Select the lines below containing the word "with".
========================
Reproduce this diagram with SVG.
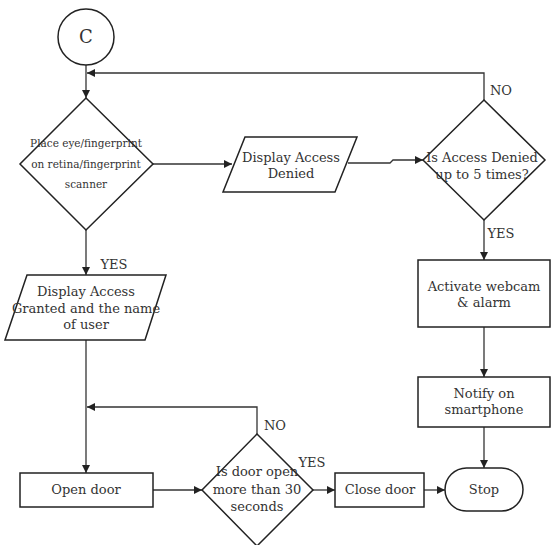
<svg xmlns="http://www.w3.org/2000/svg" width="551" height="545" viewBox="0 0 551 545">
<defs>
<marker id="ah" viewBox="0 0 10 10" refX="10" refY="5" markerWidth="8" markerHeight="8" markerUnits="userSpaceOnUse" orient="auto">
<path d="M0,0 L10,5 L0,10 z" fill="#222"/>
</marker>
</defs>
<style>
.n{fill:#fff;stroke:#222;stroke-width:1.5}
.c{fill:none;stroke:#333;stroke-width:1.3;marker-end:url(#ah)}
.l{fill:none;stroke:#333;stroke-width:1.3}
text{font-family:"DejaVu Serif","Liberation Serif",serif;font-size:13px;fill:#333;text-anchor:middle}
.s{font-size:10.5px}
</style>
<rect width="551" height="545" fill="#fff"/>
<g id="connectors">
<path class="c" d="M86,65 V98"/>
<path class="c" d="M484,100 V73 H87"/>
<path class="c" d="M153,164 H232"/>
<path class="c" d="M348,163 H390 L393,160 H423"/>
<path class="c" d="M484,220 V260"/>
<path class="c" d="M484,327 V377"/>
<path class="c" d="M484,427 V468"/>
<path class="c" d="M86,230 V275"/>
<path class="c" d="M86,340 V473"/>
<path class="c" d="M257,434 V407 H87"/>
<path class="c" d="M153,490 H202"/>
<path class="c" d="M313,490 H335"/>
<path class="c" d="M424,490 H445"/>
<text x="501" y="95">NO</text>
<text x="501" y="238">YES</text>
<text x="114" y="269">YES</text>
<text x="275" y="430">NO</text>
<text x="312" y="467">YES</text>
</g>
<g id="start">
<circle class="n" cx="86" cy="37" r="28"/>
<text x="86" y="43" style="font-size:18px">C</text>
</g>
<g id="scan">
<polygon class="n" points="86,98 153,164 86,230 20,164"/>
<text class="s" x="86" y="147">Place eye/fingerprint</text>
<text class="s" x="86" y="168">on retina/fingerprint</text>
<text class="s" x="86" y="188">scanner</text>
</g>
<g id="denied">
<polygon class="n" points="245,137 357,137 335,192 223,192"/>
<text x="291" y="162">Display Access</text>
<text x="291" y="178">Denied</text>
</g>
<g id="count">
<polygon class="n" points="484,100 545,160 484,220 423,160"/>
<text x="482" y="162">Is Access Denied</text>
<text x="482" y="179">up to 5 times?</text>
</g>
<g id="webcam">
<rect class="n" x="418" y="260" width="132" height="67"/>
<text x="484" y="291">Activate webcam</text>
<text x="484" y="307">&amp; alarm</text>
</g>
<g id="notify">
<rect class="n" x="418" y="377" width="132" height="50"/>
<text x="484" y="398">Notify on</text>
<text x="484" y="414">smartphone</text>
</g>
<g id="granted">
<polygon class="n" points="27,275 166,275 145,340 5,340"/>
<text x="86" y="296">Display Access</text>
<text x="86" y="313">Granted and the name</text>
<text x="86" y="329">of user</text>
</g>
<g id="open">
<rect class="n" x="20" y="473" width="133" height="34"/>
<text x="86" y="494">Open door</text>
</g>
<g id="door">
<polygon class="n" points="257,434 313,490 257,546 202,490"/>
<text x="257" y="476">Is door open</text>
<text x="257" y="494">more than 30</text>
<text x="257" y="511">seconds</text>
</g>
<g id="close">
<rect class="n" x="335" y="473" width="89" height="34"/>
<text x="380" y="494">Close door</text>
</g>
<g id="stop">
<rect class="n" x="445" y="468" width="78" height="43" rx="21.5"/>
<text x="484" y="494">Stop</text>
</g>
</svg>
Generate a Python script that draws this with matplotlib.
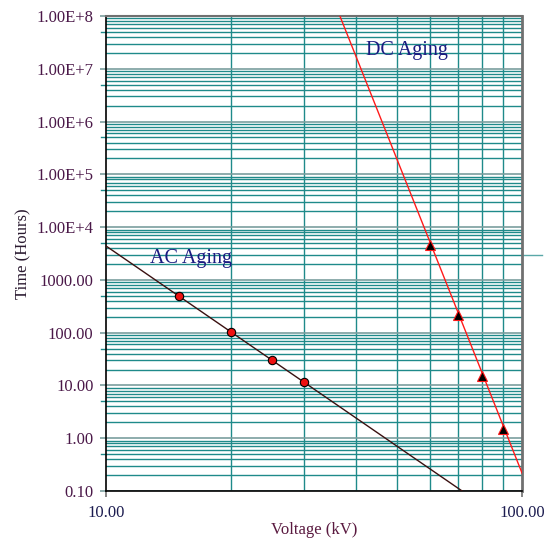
========================
▶ _COMPLETED EXERCISE_
Reproduce this diagram with SVG.
Generate a Python script that draws this with matplotlib.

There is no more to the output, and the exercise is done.